Hedda
The 2025 film adapts the 1890s play setting it in the 1950s by casting Tessa Thompson in the starring role of Hedda Gabler, a once vibrant woman now stuck in a marriage and a house she has no love for and the key cog in a party full of mostly insufferable socialites being awful to each other for most of the 107-minute runtime.
Whiles suffering from some of the usual limitations you often see in stage adaptions which can't quite break free from the staged production, the spacious mansion and grounds (including a hedge maze) allows for a visual feast of time-period stylings, although the film is most notable for Thompson's performance.

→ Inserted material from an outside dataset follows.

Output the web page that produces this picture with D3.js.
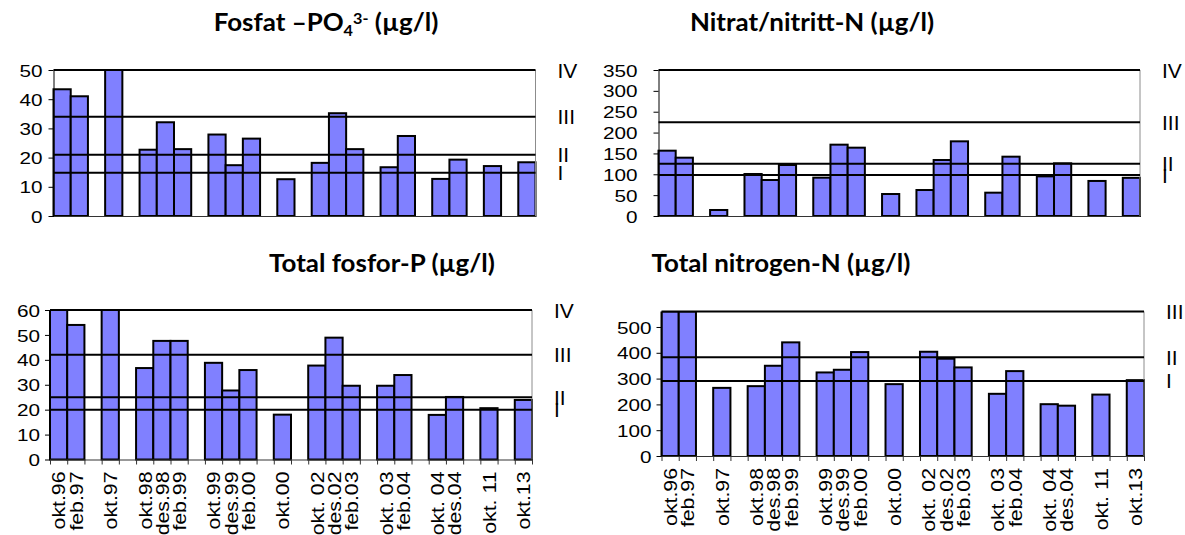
<!DOCTYPE html>
<html>
<head>
<meta charset="utf-8">
<script src="https://cdn.jsdelivr.net/npm/d3@7"></script>
<style>
  body { margin: 0; background: #fff; }
  svg { display: block; }
  text { font-family: "Liberation Sans", Arial, sans-serif; }
</style>
</head>
<body>
<svg id="chart" width="1185" height="535"></svg>
<script>
// sampling dates, "" marks an empty gap slot in the category axis
const categories = ['okt.96', 'feb.97', '', 'okt.97', '', 'okt.98', 'des.98', 'feb.99', '', 'okt.99', 'des.99', 'feb.00', '',
  'okt.00', '', 'okt. 02', 'des.02', 'feb.03', '', 'okt. 03', 'feb.04', '', 'okt. 04', 'des.04', '', 'okt. 11', '', 'okt.13'];

// values in µg/l (null = no sample)
const fosfat = [43.4, 41, null, 50, null, 22.7, 32.1, 22.9, null, 27.9, 17.4, 26.5, null, 12.6, null,
  18.2, 35.2, 22.9, null, 16.7, 27.4, null, 12.7, 19.3, null, 17.1, null, 18.4];
const nitrat = [156.6, 139.8, null, 14.4, null, 100.7, 86.3, 122.3, null, 91.9, 171, 163.8, null, 52.7, null,
  62.3, 134.2, 179, null, 55.9, 142.2, null, 95, 126.3, null, 84, null, 91.5];
const totalFosfor = [60, 54, null, 60, null, 36.7, 47.6, 47.6, null, 38.8, 27.7, 35.9, null, 18, null,
  37.7, 48.9, 29.6, null, 29.6, 33.9, null, 17.9, 25.1, null, 20.6, null, 23.9];
const totalNitrogen = [560, 560, null, 264, null, 270.7, 349.7, 440.4, null, 323.8, 334.2, 402.8, null, 278.5, null,
  404, 377, 343.3, null, 241, 329, null, 200.8, 195, null, 238, null, 294];

// class limits (tilstandsklasser)
const fosfatLimits = [50, 34, 21, 14.8];
const nitratLimits = [350, 225, 125, 98];
const totalFosforLimits = [60, 42, 25, 20];
const totalNitrogenLimits = [560, 383, 291];
const classNames4 = ['IV', 'III', 'II', 'I'];
const classNames3 = ['III', 'II', 'I'];

// y tick values
const fosfatTicks = [0, 10, 20, 30, 40, 50];
const nitratTicks = [0, 50, 100, 150, 200, 250, 300, 350];
const totalFosforTicks = [0, 10, 20, 30, 40, 50, 60];
const totalNitrogenTicks = [0, 100, 200, 300, 400, 500];

const svg = d3.select('#chart');
svg.append('rect').attr('width', 1185).attr('height', 535).attr('fill', '#fff');

function drawTitle(parts, cx, baseline) {
  const t = svg.append('text')
    .attr('transform', `translate(${cx},${baseline}) scale(1.08,1)`)
    .attr('text-anchor', 'middle')
    .style('font-family', 'Lato, "Open Sans", sans-serif')
    .style('font-weight', 'bold')
    .style('font-size', '24px')
    .attr('fill', '#000');
  parts.forEach(p => {
    const ts = t.append('tspan').text(p.t);
    if (p.size) ts.style('font-size', p.size + 'px');
    if (p.dy) ts.attr('dy', p.dy);
  });
}

function drawPanel(p) {
  const n = categories.length;
  const x = d3.scaleBand().domain(d3.range(n)).range([p.left, p.right]).padding(0);
  const xb = d3.scaleLinear().domain([0, n]).range([p.left, p.right]);
  const y = d3.scaleLinear().domain([0, p.max]).range([p.bottom, p.top]);
  const g = svg.append('g');

  g.append('clipPath').attr('id', 'clip-' + p.id)
    .append('rect').attr('x', p.left - 3).attr('y', p.top).attr('width', p.right - p.left + 6).attr('height', p.bottom - p.top + 3);

  // bars
  g.append('g').attr('clip-path', `url(#clip-${p.id})`)
    .selectAll('rect')
    .data(p.values.map((v, i) => ({ v, i })).filter(d => d.v != null))
    .join('rect')
    .attr('x', d => x(d.i))
    .attr('width', x.bandwidth())
    .attr('y', d => y(Math.min(d.v, p.max)))
    .attr('height', d => y(0) - y(Math.min(d.v, p.max)))
    .attr('fill', '#8080ff')
    .attr('stroke', '#000')
    .attr('stroke-width', 2);

  // right border
  g.append('line').attr('x1', p.right).attr('x2', p.right).attr('y1', p.top).attr('y2', p.bottom)
    .attr('stroke', '#8c8c8c').attr('stroke-width', 1);

  // y axis
  const yAxis = g.append('g').attr('transform', `translate(${p.left},0)`)
    .call(d3.axisLeft(y).tickValues(p.ticks).tickSize(5).tickSizeOuter(0));
  yAxis.select('.domain').attr('stroke', '#000');
  yAxis.selectAll('.tick line').attr('stroke', '#000');
  yAxis.selectAll('.tick text')
    .attr('x', -p.labelGap / 1.22)
    .attr('transform', 'scale(1.22,1)')
    .attr('dy', '0.36em')
    .style('font-size', '17px')
    .style('font-family', '"Liberation Sans", Arial, sans-serif')
    .attr('fill', '#000');

  // x axis line (+ ticks at slot boundaries on the lower charts)
  const xAxis = g.append('g').attr('transform', `translate(0,${p.bottom})`)
    .call(d3.axisBottom(xb).tickValues(p.labels ? d3.range(n + 1) : []).tickFormat('').tickSize(5).tickSizeOuter(0));
  xAxis.select('.domain').attr('stroke', '#333');
  xAxis.selectAll('.tick line').attr('stroke', '#333');

  if (p.labels) {
    g.append('g').selectAll('text')
      .data(categories.map((c, i) => ({ c, i })).filter(d => d.c))
      .join('text')
      .attr('transform', d => `translate(${x(d.i) + x.bandwidth() / 2},${p.bottom + 12}) rotate(-90) scale(1.12,1)`)
      .attr('text-anchor', 'end')
      .attr('dy', '0.36em')
      .style('font-size', '19px')
      .attr('fill', '#000')
      .text(d => d.c);
  }

  // class limit lines
  g.append('g').selectAll('line')
    .data(p.limits)
    .join('line')
    .attr('x1', p.left).attr('x2', p.right)
    .attr('y1', d => y(d)).attr('y2', d => y(d))
    .attr('stroke', '#000').attr('stroke-width', 2);

  g.append('g').selectAll('text')
    .data(p.limits.map((v, i) => ({ v, name: p.classNames[i] })))
    .join('text')
    .attr('x', p.right + 22)
    .attr('y', d => y(d.v))
    .attr('dy', '0.36em')
    .style('font-size', '21px')
    .attr('fill', '#000')
    .text(d => d.name);
}

drawTitle([{ t: 'Fosfat –PO' }, { t: '4', size: 15, dy: 5 }, { t: '3-', size: 15, dy: -12 }, { t: ' (µg/l)', dy: 7 }], 326, 31);
drawTitle([{ t: 'Nitrat/nitritt-N (µg/l)' }], 812, 31);
drawTitle([{ t: 'Total fosfor-P (µg/l)' }], 382, 272);
drawTitle([{ t: 'Total nitrogen-N (µg/l)' }], 781, 272);

drawPanel({ id: 'po4', values: fosfat, max: 50, ticks: fosfatTicks, limits: fosfatLimits, classNames: classNames4,
  left: 53.5, right: 535.5, top: 70, bottom: 216, labelGap: 11, labels: false });
drawPanel({ id: 'no3', values: nitrat, max: 350, ticks: nitratTicks, limits: nitratLimits, classNames: classNames4,
  left: 658.5, right: 1140, top: 70, bottom: 216, labelGap: 21, labels: false });
drawPanel({ id: 'totp', values: totalFosfor, max: 60, ticks: totalFosforTicks, limits: totalFosforLimits, classNames: classNames4,
  left: 50, right: 532, top: 310, bottom: 459.5, labelGap: 10, labels: true });
drawPanel({ id: 'totn', values: totalNitrogen, max: 560, ticks: totalNitrogenTicks, limits: totalNitrogenLimits, classNames: classNames3,
  left: 661.5, right: 1144, top: 311.5, bottom: 456, labelGap: 10, labels: true });
</script>
</body>
</html>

In a script overstuffed with personal and professional jealousies, Hedda's machinations will lead to more than one death on the fateful night she and her husband (Tom Bateman) return from their honeymoon and throw a party in their far-too-extravagant new home in part to secure him a teaching position necessary to continue the newlyweds' lifestyle (which it's unclear whether either truly wants).
Along with Hedda struggling in her role as dutiful wife, the party is also complicated by the arrival of her husband's biggest competition, and Hedda's former lover (Nina Hoss, in a gender swap of the stage role) and new companion (Imogen Poots). Nicholas Pinnock plays the other pivotal role as an unscrupulous family friend with a lascivious interest in Hedda. It's not a must-see, but Hedda is a solid and entertaining film, especially for fans of Thompson looking for her to sink her teeth into a juicy, albeit unlikable, role.